**The request**
Give back exactly the lines that run from the beginning of the entries to the line containing "import * as", both included, and nothing else.

**Data listing**
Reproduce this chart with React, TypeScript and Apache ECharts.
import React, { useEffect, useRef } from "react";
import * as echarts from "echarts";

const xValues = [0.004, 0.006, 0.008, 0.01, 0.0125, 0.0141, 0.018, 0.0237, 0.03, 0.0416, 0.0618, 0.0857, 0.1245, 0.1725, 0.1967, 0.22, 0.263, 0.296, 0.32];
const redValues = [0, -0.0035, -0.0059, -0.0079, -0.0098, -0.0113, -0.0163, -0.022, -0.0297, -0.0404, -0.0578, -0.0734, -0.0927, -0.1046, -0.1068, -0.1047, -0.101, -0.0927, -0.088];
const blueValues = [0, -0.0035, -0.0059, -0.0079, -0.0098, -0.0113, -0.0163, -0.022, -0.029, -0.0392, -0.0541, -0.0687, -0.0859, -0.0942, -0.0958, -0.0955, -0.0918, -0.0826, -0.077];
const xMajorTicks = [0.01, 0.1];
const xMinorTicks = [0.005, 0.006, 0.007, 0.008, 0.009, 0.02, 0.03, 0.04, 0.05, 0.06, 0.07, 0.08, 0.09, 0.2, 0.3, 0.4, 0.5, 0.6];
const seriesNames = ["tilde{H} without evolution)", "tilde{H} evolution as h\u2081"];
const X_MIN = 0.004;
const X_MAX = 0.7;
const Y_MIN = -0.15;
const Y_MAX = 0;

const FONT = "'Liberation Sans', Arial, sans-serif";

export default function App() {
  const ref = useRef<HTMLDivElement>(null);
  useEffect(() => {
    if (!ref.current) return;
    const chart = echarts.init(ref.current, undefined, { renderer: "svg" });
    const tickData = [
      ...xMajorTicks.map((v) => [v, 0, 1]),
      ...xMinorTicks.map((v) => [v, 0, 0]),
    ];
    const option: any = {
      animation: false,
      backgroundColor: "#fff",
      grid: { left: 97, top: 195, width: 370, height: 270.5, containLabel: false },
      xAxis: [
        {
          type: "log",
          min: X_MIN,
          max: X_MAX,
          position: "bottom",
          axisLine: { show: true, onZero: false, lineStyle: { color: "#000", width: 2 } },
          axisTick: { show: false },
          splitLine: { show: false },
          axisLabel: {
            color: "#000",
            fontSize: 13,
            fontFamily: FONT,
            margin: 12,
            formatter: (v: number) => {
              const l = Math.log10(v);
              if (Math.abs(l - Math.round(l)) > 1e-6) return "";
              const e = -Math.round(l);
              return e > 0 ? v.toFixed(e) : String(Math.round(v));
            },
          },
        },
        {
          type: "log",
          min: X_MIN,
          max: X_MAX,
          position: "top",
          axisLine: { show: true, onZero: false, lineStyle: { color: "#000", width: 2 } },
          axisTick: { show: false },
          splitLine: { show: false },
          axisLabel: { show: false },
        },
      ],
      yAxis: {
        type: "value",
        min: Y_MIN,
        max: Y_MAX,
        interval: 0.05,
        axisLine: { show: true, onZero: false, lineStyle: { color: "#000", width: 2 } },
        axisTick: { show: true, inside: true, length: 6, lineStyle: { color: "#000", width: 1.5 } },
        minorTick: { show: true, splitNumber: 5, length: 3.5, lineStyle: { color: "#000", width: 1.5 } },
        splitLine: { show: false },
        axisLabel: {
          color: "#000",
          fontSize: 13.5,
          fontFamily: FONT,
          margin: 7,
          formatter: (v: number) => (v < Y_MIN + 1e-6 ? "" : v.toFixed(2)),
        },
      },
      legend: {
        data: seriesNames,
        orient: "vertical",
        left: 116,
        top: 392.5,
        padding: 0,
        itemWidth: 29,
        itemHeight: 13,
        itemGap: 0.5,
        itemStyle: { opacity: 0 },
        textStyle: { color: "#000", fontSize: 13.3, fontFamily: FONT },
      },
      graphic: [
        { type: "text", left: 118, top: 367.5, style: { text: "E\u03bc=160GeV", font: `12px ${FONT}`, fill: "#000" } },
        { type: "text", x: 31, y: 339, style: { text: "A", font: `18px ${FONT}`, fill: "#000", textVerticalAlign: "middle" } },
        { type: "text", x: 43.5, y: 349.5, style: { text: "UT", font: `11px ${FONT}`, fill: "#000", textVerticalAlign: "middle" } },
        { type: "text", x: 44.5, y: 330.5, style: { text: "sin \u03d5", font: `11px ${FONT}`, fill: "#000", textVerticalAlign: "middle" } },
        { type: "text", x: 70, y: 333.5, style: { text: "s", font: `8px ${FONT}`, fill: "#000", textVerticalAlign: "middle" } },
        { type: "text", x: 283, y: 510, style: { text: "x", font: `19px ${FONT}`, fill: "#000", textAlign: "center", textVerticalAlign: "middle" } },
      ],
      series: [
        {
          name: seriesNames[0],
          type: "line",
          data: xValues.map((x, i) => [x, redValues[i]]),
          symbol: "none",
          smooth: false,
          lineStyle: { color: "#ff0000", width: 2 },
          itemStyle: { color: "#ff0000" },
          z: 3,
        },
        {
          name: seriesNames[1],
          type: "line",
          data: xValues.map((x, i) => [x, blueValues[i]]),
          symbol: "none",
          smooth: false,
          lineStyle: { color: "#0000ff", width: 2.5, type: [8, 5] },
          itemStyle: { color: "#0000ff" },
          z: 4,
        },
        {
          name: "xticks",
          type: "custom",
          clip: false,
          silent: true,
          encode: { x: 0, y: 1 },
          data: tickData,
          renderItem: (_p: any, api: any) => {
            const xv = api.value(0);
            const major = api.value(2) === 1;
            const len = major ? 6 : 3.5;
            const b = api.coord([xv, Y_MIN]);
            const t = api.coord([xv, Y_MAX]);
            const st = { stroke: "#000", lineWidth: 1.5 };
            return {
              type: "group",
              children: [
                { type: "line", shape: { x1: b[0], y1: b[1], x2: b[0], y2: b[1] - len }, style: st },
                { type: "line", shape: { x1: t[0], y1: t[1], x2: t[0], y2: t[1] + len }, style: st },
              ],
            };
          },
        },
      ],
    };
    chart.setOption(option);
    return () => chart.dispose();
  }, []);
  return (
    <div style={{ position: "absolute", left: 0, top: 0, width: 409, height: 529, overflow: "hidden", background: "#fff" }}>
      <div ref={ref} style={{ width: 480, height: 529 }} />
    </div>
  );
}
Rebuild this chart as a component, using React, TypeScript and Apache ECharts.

**Exercise response**
Reproduce this chart with React, TypeScript and Apache ECharts.
import React, { useEffect, useRef } from "react";
import * as echarts from "echarts";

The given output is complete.